A free visual AI and machine learning lesson with an interactive 3D visualization, plain-English theory, and quiz.
Last updated: 2026-05-13.
Hugging Face is the GitHub of machine learning. A public hub hosting 750,000+ pretrained models, with standardized weights, tokenizers, configs, and ready-to-run inference code. If a paper releases a model, it's probably on the Hub. The accompanying `transformers` Python library lets you load any of them and run inference in three lines.
The transformers library
`transformers` from Hugging Face is the de facto Python interface to most NLP/CV/audio models. The `pipeline()` helper bundles a model + tokenizer + post-processing into a callable Python function.
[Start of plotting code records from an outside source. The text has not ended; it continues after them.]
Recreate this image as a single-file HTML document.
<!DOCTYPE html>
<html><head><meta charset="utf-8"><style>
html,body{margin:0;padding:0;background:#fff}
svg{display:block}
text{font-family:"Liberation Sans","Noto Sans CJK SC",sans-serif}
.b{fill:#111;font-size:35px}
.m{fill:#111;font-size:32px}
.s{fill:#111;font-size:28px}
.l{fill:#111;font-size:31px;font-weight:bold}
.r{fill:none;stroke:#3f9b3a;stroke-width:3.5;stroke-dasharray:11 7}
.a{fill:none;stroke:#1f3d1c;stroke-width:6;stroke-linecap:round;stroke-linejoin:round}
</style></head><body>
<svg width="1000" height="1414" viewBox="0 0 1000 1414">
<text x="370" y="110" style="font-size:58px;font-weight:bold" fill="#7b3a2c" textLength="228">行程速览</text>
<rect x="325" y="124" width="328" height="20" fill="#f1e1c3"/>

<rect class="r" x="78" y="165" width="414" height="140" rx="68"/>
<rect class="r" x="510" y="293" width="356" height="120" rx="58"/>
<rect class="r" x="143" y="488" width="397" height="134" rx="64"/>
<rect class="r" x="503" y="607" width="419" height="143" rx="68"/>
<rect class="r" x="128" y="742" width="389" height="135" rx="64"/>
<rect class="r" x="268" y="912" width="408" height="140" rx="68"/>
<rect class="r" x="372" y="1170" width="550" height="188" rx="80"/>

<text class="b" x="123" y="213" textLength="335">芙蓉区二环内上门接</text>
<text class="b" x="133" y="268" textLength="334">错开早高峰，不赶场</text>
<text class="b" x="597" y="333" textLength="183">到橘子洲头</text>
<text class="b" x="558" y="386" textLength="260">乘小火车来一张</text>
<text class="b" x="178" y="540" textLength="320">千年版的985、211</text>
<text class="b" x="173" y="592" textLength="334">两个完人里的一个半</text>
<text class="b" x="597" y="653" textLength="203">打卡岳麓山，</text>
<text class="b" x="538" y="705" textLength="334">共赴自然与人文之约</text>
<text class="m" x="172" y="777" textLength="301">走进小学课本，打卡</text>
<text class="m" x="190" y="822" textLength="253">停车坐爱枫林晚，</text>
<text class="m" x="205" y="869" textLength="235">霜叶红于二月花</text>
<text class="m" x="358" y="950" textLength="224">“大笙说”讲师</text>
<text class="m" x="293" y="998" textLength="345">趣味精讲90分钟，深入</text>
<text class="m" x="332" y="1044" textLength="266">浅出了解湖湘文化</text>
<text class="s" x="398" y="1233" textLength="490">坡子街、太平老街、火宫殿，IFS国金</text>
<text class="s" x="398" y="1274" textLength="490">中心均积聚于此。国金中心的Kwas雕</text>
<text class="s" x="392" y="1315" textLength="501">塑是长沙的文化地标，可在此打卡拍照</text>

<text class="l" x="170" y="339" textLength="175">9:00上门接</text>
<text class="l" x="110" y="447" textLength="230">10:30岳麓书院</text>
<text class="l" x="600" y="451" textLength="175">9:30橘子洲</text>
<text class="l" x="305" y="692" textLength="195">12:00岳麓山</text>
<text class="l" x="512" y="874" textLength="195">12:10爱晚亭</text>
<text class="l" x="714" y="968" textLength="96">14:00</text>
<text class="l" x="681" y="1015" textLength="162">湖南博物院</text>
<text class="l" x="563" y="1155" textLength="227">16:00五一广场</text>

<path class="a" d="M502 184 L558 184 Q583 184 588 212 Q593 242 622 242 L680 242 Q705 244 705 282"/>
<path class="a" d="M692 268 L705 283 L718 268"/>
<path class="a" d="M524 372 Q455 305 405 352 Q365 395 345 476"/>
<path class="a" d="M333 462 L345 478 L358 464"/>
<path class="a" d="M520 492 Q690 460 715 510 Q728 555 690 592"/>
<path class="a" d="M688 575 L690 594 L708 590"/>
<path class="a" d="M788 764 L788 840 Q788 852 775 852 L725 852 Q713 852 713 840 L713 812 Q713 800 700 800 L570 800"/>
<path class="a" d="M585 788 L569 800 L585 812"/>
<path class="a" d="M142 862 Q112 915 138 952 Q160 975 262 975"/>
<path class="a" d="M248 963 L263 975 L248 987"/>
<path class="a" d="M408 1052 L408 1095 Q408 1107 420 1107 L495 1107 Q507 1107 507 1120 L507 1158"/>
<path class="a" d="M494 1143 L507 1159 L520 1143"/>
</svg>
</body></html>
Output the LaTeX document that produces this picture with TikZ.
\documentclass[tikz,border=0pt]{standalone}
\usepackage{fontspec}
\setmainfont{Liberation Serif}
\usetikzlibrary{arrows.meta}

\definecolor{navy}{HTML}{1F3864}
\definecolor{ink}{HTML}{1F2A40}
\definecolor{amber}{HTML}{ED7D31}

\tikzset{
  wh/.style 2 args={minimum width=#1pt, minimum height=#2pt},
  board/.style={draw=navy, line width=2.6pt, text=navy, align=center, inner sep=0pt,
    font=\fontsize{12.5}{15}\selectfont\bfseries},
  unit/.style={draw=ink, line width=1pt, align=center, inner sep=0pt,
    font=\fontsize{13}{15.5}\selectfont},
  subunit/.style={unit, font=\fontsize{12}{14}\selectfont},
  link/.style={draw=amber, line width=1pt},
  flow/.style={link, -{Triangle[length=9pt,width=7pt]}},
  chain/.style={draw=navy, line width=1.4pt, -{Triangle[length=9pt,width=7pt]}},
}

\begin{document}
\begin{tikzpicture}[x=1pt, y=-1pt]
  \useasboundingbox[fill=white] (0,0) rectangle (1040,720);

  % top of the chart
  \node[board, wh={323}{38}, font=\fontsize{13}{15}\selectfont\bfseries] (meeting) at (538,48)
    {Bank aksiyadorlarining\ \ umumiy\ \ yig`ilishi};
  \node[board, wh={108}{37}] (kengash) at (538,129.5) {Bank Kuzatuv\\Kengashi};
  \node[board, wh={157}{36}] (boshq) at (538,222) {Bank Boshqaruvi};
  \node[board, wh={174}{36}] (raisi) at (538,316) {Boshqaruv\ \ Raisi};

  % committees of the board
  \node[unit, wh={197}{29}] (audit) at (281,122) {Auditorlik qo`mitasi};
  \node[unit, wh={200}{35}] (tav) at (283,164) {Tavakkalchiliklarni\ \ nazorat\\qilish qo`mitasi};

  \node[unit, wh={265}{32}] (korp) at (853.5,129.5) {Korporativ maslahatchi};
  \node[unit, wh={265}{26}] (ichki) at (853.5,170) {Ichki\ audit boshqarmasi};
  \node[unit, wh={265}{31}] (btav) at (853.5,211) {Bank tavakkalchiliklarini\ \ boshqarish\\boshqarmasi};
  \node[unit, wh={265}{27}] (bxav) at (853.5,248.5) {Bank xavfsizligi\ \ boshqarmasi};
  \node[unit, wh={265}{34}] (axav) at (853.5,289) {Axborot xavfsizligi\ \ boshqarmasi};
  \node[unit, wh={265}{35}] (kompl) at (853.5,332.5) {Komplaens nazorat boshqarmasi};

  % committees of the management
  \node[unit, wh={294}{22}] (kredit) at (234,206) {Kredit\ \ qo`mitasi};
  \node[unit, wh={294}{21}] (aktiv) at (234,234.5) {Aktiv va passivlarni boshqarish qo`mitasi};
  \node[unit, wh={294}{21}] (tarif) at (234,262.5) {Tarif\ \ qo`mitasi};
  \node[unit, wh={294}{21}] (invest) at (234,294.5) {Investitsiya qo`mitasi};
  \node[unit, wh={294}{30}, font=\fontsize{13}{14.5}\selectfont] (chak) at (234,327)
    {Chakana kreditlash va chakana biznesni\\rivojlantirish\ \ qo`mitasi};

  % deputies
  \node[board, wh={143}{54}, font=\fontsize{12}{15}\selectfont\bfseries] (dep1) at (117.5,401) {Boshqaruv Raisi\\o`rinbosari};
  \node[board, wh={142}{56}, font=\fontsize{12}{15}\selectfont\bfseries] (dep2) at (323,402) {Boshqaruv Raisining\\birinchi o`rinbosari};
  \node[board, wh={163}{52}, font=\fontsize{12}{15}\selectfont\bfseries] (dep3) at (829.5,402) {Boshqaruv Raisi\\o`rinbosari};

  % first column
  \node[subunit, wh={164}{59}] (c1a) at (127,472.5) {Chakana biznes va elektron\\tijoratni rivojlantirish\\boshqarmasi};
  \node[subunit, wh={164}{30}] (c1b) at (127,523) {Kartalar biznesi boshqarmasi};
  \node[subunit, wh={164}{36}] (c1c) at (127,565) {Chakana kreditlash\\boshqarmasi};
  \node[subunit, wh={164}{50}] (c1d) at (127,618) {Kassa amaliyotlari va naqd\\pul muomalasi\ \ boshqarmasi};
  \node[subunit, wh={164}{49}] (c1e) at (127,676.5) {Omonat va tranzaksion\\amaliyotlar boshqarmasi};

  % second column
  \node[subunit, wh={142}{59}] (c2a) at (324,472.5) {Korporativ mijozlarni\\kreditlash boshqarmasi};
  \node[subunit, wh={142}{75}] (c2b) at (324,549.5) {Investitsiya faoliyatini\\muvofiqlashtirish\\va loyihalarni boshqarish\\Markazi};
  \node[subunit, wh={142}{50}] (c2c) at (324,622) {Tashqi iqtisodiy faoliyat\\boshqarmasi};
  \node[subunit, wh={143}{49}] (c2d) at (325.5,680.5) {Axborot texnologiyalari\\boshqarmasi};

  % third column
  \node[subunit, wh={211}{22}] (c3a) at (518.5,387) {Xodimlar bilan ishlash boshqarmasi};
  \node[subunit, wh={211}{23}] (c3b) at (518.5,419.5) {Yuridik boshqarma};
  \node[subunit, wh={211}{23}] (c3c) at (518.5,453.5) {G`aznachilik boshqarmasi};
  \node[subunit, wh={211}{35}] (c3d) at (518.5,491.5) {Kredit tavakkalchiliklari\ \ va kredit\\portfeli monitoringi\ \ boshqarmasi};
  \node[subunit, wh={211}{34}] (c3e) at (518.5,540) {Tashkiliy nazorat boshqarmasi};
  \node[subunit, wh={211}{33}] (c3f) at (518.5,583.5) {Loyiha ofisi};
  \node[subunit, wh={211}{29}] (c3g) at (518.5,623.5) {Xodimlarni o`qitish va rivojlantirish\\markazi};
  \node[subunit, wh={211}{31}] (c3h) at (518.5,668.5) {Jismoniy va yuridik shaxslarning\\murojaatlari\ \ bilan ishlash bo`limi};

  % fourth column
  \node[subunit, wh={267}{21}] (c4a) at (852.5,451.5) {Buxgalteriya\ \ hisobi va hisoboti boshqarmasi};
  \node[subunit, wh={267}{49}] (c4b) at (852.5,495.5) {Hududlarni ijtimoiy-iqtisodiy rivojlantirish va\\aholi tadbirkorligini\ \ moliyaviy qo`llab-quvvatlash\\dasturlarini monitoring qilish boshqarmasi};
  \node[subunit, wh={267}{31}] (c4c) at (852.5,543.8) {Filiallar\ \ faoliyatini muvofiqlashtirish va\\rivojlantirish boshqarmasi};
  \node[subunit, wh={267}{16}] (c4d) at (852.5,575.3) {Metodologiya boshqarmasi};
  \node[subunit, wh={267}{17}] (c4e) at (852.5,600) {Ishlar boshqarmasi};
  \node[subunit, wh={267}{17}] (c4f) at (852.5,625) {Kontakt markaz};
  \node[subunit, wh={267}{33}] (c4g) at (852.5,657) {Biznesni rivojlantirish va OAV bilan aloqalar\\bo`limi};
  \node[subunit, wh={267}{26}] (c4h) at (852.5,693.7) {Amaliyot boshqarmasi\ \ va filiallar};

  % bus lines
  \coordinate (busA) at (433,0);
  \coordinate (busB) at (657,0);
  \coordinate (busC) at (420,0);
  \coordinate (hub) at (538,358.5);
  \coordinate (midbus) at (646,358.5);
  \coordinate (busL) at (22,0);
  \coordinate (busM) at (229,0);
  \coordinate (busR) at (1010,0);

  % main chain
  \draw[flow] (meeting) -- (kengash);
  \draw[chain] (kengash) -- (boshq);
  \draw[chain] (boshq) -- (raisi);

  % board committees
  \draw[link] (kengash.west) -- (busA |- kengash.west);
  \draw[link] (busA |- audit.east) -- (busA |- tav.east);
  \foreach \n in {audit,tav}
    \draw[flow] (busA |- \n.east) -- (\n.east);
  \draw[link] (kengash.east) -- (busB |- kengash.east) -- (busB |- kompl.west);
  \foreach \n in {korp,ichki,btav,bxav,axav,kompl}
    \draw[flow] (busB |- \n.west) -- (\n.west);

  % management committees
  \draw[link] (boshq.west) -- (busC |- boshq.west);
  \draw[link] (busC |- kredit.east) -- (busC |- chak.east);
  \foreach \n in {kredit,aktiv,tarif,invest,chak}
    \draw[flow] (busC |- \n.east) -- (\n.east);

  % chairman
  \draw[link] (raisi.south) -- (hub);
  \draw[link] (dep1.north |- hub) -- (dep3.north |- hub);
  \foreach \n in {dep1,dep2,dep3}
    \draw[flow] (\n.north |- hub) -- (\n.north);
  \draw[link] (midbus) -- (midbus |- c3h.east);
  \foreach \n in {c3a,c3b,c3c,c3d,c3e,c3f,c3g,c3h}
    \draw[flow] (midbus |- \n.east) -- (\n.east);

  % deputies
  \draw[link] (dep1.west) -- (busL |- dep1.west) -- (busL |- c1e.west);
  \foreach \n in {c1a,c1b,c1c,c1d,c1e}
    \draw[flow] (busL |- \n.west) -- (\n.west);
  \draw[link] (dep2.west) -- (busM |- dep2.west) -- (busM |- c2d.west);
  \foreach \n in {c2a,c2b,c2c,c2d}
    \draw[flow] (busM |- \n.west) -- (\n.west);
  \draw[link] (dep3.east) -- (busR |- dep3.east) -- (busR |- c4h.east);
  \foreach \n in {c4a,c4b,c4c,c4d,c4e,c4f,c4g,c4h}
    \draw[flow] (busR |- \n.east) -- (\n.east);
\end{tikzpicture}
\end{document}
You name the task, it picks a reasonable default model, and you can swap in any Hub model by passing `model=name`.
What lives on the Hub
Models — pretrained checkpoints with weights + tokenizer + config
Datasets — millions of curated training/eval datasets, streamed via `datasets` library
Spaces — free demo apps (Gradio/Streamlit) running someone's model
Tasks — taxonomy: text-classification, generation, ASR, vision, etc.
Model cards — README per model with license, biases, intended use, evaluation
Self-host vs. Inference API vs. Endpoints
Three deployment options: (a) download weights and run locally — full control, your hardware. (b) Hugging Face Inference API — free tier for tinkering. (c) Inference Endpoints — paid managed hosting with auto-scaling. For prod with high throughput, you'll likely self-host on GPU or use a specialized vendor (Together, Replicate, Anyscale).
Practice questions
What is Hugging Face Hub?
What does `pipeline('sentiment-analysis')` do?
Why must you check a model's license before commercial deployment?
Roughly how much VRAM does a 7B parameter model need in fp16?